(Figure scripts)
★ ★ ★ ★ ★
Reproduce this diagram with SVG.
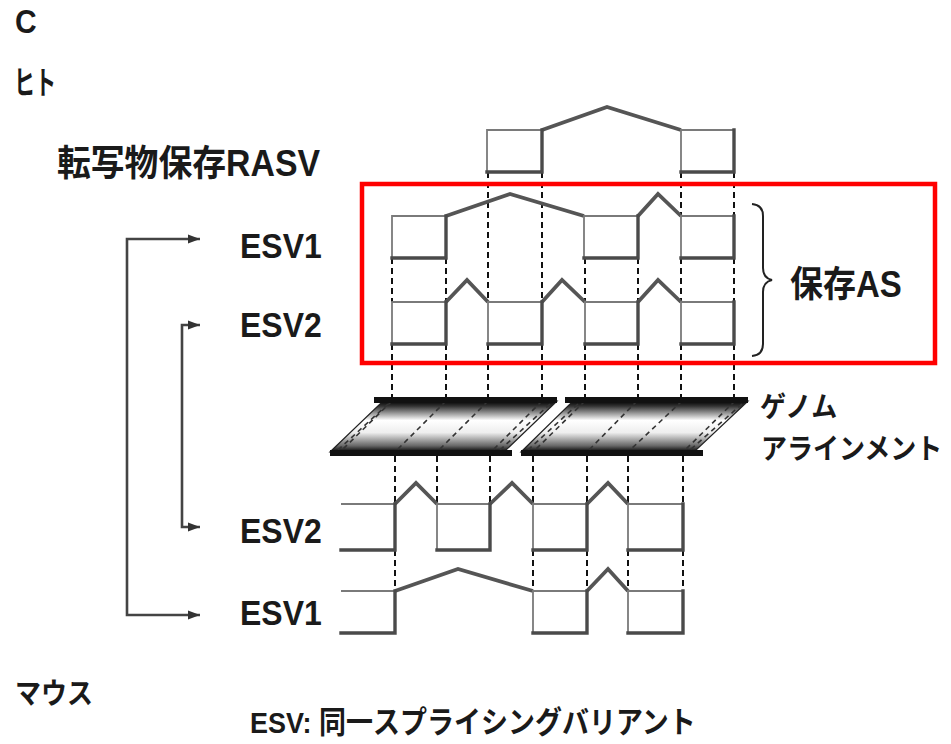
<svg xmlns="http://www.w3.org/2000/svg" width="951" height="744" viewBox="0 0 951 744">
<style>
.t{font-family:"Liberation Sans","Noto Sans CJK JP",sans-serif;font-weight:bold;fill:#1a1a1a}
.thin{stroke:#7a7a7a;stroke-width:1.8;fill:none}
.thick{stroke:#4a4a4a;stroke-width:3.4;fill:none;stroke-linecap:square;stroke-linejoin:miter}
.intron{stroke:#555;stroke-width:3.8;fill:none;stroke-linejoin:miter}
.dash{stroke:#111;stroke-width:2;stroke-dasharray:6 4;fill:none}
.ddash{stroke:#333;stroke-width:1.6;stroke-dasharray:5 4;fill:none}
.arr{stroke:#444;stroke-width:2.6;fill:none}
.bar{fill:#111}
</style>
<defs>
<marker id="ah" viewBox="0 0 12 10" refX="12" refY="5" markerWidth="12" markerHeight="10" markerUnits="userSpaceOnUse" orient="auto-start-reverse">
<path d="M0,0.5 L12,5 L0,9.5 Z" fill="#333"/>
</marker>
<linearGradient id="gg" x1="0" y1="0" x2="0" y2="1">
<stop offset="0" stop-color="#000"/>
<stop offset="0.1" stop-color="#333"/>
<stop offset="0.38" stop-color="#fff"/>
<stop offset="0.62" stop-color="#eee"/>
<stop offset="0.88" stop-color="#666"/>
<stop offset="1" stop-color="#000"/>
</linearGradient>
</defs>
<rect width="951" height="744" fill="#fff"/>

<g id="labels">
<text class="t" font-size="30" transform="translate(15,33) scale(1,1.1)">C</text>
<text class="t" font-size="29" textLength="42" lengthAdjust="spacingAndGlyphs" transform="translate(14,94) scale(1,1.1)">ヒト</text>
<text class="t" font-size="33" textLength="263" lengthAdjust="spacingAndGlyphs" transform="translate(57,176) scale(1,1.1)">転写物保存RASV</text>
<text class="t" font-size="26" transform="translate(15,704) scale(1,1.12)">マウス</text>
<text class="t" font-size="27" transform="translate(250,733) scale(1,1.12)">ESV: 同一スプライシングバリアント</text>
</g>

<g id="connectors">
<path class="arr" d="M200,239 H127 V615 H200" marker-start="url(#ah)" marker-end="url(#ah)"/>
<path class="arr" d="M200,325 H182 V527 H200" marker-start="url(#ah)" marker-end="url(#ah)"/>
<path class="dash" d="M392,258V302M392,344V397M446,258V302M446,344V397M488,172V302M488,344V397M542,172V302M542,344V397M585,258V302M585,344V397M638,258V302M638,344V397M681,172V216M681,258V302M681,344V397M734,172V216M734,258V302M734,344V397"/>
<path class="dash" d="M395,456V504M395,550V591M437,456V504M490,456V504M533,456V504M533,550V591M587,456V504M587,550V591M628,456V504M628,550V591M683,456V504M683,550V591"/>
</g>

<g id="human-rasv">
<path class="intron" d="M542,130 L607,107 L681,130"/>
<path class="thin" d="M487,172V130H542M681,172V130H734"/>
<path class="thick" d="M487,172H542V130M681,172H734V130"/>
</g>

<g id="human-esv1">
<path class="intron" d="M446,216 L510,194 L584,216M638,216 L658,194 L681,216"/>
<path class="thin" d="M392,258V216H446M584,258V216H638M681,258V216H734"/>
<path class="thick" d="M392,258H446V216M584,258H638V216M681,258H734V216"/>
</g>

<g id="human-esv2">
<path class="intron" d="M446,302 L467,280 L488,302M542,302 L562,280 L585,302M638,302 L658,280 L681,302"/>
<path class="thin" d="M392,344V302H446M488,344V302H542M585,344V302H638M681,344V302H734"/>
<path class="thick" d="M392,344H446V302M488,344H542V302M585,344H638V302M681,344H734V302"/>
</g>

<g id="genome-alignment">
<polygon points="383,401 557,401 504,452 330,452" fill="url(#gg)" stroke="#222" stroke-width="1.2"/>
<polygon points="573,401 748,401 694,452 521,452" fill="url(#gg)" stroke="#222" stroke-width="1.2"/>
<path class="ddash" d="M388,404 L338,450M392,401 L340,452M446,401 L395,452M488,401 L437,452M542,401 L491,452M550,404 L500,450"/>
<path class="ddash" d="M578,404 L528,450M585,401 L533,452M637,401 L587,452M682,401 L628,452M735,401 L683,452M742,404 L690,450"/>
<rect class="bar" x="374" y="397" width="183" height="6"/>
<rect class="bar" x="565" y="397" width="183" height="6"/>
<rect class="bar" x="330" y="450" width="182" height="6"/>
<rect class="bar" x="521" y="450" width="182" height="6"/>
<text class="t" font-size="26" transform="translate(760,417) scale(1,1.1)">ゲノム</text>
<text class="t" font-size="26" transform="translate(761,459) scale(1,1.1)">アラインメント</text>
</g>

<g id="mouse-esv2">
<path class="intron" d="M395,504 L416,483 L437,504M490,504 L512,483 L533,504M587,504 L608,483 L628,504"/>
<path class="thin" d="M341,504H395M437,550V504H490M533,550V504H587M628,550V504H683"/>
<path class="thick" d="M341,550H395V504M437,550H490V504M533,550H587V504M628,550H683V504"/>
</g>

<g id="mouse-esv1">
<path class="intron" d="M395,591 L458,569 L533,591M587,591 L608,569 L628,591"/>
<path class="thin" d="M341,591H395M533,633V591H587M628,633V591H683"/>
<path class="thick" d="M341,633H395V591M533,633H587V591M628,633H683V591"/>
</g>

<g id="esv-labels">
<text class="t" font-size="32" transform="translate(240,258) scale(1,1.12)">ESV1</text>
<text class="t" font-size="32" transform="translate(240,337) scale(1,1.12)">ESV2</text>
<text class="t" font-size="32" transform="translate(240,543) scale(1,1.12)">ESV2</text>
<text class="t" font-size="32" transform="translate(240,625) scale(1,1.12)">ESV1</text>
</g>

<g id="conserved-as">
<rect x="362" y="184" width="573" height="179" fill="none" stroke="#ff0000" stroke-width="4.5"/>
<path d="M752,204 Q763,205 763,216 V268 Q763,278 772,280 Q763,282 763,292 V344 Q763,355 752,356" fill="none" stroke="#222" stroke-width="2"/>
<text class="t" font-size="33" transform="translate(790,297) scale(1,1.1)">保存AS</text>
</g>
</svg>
★ ★ ★ ★ ★
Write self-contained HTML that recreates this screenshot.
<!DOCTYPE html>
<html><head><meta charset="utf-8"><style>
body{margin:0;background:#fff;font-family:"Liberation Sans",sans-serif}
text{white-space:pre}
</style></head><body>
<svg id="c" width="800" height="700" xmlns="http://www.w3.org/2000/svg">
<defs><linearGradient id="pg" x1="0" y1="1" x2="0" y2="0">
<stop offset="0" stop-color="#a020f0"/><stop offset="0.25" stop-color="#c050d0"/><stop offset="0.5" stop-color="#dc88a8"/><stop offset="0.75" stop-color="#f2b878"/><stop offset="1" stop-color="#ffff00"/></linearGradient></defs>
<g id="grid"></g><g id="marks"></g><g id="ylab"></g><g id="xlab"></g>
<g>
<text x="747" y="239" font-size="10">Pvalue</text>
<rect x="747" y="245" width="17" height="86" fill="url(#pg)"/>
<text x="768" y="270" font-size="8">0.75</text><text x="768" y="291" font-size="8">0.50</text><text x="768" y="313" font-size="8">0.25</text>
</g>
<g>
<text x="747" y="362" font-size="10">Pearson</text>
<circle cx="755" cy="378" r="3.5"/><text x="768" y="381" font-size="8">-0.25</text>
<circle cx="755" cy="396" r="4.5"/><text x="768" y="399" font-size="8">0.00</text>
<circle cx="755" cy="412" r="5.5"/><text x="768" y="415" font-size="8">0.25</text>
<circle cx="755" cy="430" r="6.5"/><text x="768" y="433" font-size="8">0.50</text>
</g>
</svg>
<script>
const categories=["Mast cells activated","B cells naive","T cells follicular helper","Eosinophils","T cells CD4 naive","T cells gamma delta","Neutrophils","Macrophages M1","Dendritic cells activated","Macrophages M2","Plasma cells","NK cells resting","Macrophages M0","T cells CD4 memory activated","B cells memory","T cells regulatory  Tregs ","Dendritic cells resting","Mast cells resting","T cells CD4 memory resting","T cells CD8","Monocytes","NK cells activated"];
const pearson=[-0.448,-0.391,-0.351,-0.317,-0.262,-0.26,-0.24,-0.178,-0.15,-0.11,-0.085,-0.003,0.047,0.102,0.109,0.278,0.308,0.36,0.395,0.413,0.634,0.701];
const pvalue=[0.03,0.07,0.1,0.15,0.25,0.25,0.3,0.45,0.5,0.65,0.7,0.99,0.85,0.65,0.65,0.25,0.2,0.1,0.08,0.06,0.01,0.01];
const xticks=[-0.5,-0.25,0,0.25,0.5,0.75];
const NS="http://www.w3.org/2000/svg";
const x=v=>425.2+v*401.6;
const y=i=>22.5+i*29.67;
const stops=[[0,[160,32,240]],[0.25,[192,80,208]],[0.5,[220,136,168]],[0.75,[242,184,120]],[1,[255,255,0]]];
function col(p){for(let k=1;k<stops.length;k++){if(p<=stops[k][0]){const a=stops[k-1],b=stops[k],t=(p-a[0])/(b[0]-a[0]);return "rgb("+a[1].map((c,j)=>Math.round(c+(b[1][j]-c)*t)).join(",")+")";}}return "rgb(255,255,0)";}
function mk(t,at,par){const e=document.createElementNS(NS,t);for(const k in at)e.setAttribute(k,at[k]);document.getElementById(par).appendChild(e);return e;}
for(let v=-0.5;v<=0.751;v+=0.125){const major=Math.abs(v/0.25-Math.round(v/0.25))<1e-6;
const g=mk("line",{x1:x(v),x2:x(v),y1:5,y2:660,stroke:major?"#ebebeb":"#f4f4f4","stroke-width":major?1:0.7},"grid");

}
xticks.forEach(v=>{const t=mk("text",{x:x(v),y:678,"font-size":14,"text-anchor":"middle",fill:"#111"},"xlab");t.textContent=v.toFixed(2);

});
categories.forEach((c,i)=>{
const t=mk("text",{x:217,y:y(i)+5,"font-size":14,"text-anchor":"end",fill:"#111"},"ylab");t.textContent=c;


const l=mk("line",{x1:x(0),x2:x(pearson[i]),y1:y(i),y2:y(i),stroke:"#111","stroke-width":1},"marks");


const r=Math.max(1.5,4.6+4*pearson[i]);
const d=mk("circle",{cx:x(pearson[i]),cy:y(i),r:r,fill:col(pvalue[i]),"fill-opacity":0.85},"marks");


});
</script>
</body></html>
★ ★ ★ ★ ★
_Prompt_
Among the lines of the data, identify those with the word "this". Copy each of them.

_Solution_
Reproduce this diagram with SVG.
Write self-contained HTML that recreates this screenshot.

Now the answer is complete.